Data entries
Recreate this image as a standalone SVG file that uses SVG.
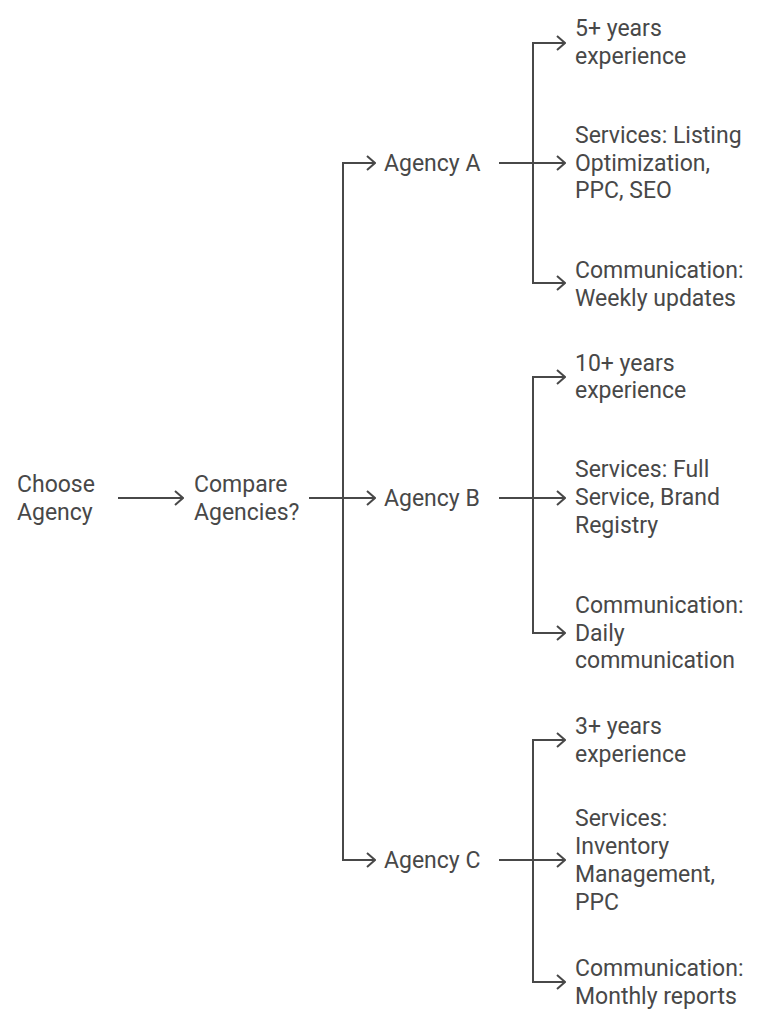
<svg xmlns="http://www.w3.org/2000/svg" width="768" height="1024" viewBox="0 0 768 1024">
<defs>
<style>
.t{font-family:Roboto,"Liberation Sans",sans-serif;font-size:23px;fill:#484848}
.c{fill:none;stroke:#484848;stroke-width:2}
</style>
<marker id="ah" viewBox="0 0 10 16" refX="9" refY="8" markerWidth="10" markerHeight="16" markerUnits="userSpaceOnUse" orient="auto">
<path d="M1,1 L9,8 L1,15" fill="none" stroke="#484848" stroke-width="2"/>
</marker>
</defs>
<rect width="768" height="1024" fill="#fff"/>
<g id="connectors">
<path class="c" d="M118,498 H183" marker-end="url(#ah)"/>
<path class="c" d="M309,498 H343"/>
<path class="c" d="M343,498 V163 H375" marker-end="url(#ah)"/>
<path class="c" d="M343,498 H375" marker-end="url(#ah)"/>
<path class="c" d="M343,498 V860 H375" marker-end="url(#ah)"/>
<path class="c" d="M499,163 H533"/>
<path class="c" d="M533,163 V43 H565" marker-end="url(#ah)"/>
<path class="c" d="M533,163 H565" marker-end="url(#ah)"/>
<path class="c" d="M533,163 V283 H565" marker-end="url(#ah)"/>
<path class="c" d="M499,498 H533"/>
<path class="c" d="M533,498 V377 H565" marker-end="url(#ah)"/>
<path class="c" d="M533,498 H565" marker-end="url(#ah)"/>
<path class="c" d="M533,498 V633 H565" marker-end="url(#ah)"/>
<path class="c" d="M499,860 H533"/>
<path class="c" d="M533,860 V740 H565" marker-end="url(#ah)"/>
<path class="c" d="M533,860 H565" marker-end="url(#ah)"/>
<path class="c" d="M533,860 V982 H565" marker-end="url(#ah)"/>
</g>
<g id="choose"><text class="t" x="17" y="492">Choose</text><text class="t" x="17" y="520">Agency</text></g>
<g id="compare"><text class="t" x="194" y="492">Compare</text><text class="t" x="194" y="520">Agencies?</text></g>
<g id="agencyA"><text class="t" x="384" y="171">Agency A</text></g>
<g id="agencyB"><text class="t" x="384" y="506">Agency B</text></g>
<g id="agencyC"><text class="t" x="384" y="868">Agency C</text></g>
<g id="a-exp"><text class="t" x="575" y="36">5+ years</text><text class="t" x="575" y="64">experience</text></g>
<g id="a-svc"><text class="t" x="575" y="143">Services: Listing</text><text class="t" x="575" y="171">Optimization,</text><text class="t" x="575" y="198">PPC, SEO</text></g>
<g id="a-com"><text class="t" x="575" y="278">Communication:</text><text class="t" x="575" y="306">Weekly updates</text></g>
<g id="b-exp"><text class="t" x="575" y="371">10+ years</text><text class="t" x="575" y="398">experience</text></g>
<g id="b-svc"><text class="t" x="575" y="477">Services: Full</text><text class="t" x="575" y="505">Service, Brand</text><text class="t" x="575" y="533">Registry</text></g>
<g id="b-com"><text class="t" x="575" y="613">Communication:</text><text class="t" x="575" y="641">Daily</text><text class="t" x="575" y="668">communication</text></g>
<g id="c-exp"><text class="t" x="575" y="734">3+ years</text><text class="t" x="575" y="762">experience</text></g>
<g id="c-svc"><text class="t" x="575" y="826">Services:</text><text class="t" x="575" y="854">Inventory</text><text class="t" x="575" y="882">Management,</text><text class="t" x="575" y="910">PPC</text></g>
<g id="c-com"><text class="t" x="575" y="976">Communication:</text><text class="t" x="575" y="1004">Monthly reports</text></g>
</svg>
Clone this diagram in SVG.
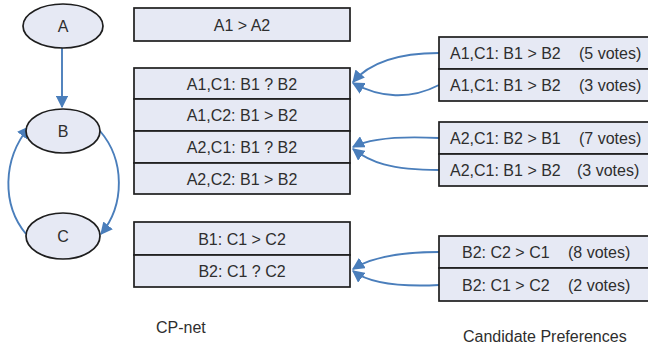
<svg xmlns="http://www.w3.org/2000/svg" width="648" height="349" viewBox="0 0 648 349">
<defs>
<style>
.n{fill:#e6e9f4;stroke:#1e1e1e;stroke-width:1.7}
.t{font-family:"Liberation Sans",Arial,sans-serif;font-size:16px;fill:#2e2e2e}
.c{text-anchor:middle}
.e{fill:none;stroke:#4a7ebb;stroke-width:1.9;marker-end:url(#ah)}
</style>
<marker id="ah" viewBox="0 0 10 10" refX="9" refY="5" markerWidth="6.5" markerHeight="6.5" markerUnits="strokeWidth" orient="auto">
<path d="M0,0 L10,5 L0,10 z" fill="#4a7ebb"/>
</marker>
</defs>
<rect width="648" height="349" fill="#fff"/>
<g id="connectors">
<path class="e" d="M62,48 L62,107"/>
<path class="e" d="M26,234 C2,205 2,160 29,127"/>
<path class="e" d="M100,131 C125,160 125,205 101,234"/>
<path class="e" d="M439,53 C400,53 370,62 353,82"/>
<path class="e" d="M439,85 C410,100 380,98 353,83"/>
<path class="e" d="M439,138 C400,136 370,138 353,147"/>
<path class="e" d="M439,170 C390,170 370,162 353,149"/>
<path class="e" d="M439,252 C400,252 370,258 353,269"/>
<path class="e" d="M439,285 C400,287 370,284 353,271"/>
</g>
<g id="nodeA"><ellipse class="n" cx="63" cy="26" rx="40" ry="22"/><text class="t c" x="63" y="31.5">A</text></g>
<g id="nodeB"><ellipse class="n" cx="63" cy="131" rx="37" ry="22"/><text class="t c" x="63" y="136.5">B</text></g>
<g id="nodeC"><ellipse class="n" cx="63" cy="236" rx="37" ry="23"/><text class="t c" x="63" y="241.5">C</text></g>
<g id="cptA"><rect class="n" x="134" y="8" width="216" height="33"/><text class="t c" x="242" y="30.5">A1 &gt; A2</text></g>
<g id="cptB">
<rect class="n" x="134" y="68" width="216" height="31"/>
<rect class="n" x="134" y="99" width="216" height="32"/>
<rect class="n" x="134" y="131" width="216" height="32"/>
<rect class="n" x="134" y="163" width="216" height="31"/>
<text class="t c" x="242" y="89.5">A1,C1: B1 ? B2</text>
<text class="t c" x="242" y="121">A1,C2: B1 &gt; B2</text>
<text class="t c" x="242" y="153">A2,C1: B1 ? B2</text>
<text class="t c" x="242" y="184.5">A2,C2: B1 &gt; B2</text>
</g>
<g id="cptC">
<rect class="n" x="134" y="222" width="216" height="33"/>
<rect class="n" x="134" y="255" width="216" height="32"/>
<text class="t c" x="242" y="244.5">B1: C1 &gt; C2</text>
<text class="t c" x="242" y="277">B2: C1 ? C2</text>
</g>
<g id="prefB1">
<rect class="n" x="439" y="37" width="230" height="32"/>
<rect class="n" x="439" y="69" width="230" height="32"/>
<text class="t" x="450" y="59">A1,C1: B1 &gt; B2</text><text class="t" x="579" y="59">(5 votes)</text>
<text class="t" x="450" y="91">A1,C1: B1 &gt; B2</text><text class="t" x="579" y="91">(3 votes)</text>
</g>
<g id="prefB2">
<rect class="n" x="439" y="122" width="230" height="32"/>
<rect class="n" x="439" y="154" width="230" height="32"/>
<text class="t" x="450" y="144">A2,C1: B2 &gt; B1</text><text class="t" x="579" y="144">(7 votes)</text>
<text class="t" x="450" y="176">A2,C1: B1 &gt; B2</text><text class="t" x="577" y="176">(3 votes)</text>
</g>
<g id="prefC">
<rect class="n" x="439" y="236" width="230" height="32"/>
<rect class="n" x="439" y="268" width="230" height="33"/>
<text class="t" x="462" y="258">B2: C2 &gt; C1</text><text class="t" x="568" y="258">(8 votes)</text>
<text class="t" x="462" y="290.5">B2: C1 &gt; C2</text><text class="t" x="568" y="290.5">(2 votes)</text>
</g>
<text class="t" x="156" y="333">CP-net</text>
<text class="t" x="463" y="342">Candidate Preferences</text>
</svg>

### AIM
Identify all lines where the word "this" shows up. Copy them.

### WRITTEN SOLUTION
Recreate this image as a standalone SVG file that uses SVG.
Clone this diagram in SVG.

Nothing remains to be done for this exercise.